Turkish government to scrutinize supermarkets for food prices
The government will focus on discrepancies in the prices of goods sold in supermarkets and street markets as part of its efforts to fight inflation, Treasury and Finance Minister Berat Albayrak has said.
In a speech he delivered during an event with businesspeople in the Mediterranean province of Antalya, Albayrak noted that they are keeping a close eye on the prices both in street markets and supermarkets.
“We do not see the prices that we want to see in supermarkets. We will talk to supermarkets. If there is a significant difference in prices between supermarkets and street markets this means supermarkets do not give the support we expect from them. We are looking at how the food chain works in street markets and supermarkets,” Albayrak said.
He noted that as part of the efforts in the fight against inflation, the Food Committee convened on Jan. 15 to discuss the price formations in wholesale food markets and an early warning mechanism.
Albayrak called on all companies to take more responsibility in the fight against inflation, which he described as a serious problem for the country.
“We expect a much stronger performance from all stakeholders,” the minister said.
Albayrak was confident that inflation will be below the target at the end of this year.
According to the latest official data, food prices increased by 1.08 percent month-on-month in December 2018, bringing the annual inflation in this item to 25 percent. The headline consumer price inflation was 20.3 percent in 2018.
On a monthly basis, fruit and vegetable prices rose by 5.87 percent in December last year, whereas the annual increase was 30.8 percent.

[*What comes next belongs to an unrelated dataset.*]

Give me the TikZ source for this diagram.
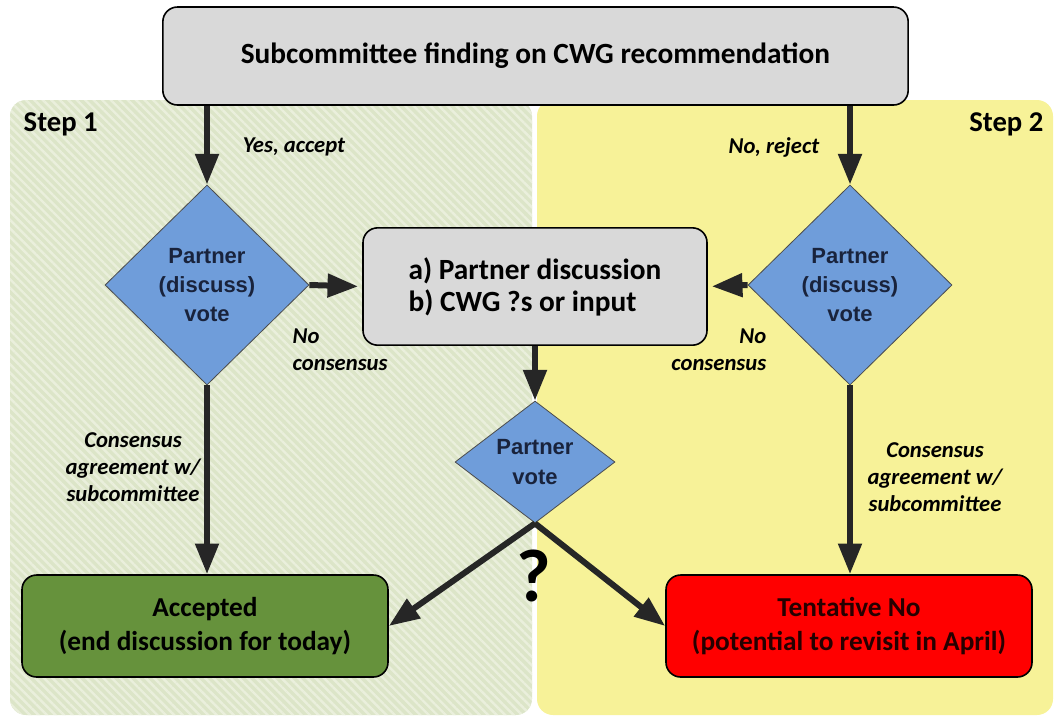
\documentclass[tikz,border=0pt]{standalone}
\usepackage{fontspec}
\setmainfont{Carlito}
\newfontfamily\arialfont{Liberation Sans}
\usetikzlibrary{shapes.geometric,arrows.meta,patterns.meta}
\definecolor{panelgreen}{RGB}{220,229,200}
\definecolor{stripegreen}{RGB}{234,239,220}
\definecolor{panelyellow}{RGB}{247,242,152}
\definecolor{boxgrey}{RGB}{217,217,217}
\definecolor{votefill}{RGB}{111,157,218}
\definecolor{votetext}{RGB}{25,35,60}
\definecolor{okgreen}{RGB}{102,146,60}
\definecolor{arrowgrey}{RGB}{38,38,38}
\newcommand{\px}{0.75pt}
\tikzset{
  flowbox/.style={draw=black, line width=1.2pt, rounded corners=11pt,
    font=\bfseries\fontsize{20.5}{25.5}\selectfont, align=center, inner sep=0pt},
  vote/.style={diamond, draw=black!70, line width=0.6pt, fill=votefill,
    text=votetext, font=\arialfont\bfseries\fontsize{16.5}{22}\selectfont,
    align=center, inner sep=0pt},
  flow/.style={draw=arrowgrey, line width=4.5pt,
    -{Triangle[length=23pt,width=17pt]}},
  choice/.style={font=\bfseries\itshape\fontsize{17}{20}\selectfont},
  steplabel/.style={font=\bfseries\fontsize{21.5}{24}\selectfont}
}

\begin{document}
\begin{tikzpicture}[x=\px,y=-\px]
	\useasboundingbox (0,0) rectangle (1059,719);

	% the two steps
	\fill[panelgreen, rounded corners=12pt] (10,100) rectangle (532,715);
	\path[pattern={Lines[angle=-45,distance=4.5pt,line width=1.8pt]}, pattern color=stripegreen, rounded corners=12pt] (10,100) rectangle (532,715);
	\fill[panelyellow, rounded corners=12pt] (537,100) rectangle (1053,715);
	\node[steplabel, anchor=west] (stepone) at (19,124) {Step 1};
	\node[steplabel, anchor=east] (steptwo) at (1048,124) {Step 2};

	\node[flowbox, fill=boxgrey, minimum width=559pt, minimum height=73.5pt, font=\bfseries\fontsize{22}{26}\selectfont] (finding) at (535.5,56) {Subcommittee finding on CWG recommendation};
	\node[flowbox, fill=boxgrey, minimum width=258pt, minimum height=88pt, align=left, font=\bfseries\fontsize{22}{24}\selectfont] (talk) at (535,286.5) {a) Partner discussion\\b) CWG ?s or input};
	\node[flowbox, fill=okgreen, minimum width=274.5pt, minimum height=76.5pt] (accepted) at (205,626) {Accepted\\(end discussion for today)};
	\node[flowbox, fill=red, text=black!85!red, minimum width=274.5pt, minimum height=76.5pt] (tentative) at (849,626) {Tentative No\\(potential to revisit in April)};

	\node[vote, minimum width=153pt, minimum height=150pt] (dleft) at (207,285) {Partner\\(discuss)\\vote};
	\node[vote, minimum width=153pt, minimum height=150pt] (dright) at (850,285) {Partner\\(discuss)\\vote};
	\node[vote, minimum width=120pt, minimum height=91.5pt] (dmid) at (535,462) {Partner\\vote};

	\draw[flow] (finding.south -| dleft) -- (dleft.north);
	\draw[flow] (finding.south -| dright) -- (dright.north);
	\draw[flow, shorten >=3pt] (dleft.east) -- (talk.west);
	\draw[flow, shorten >=3pt] (dright.west) -- (talk.east);
	\draw[flow] (talk.south) -- (dmid.north);
	\draw[flow] (dleft.south) -- (dleft.south |- accepted.north);
	\draw[flow] (dright.south) -- (dright.south |- tentative.north);
	\draw[flow] (dmid.south) -- (accepted.east);
	\draw[flow] (dmid.south) -- (tentative.west);

	\node[choice] (yes) at (294,147) {Yes, accept};
	\node[choice] (no) at (774,147) {No, reject};
	\node[choice, anchor=west, align=left] (nocleft) at (288,350) {No\\consensus};
	\node[choice, anchor=east, align=right] (nocright) at (771,350) {No\\consensus};
	\node[choice, align=center] (agreeleft) at (133,467) {Consensus\\agreement w/\\subcommittee};
	\node[choice, align=center] (agreeright) at (935,477) {Consensus\\agreement w/\\subcommittee};
	\node[font=\bfseries\fontsize{56}{56}\selectfont] (unsure) at (534,576) {?};
\end{tikzpicture}
\end{document}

In the New Economic Program, announced in September, the government’s inflation target for 2019 is 15.9 percent. The government forecasts inflation to ease to 9.8 percent next year and further down to 6 percent in 2021.
Albayrak also told the gathering that the government will continue to maintain tight monetary policies and take necessary measures to bring inflation down.
“We are working hard to make the economy leap forward once again. We are holding two fragile balls in our hands. One is the management of the fiscal and monetary policies in a delicate manner and the other is the sensitivities of the business world. We will strike a balance between those two,” he said.
Albayrak reminded that the government decided to keep the value-added tax and special consumption tax reduction in place in order to support job creation and to stimulate economic activity.
“We will closely watch the markets and take necessary steps,” he vowed.
The minister also noted that credit costs have been on decline thanks to the measures taken to support small and medium-sized companies and craftsmen through debt structuring and new loan facilities.
“Over the past two months alone, interest rates have fallen more than 10 points. Credit costs are falling and will continue to drop,” Albayrak said.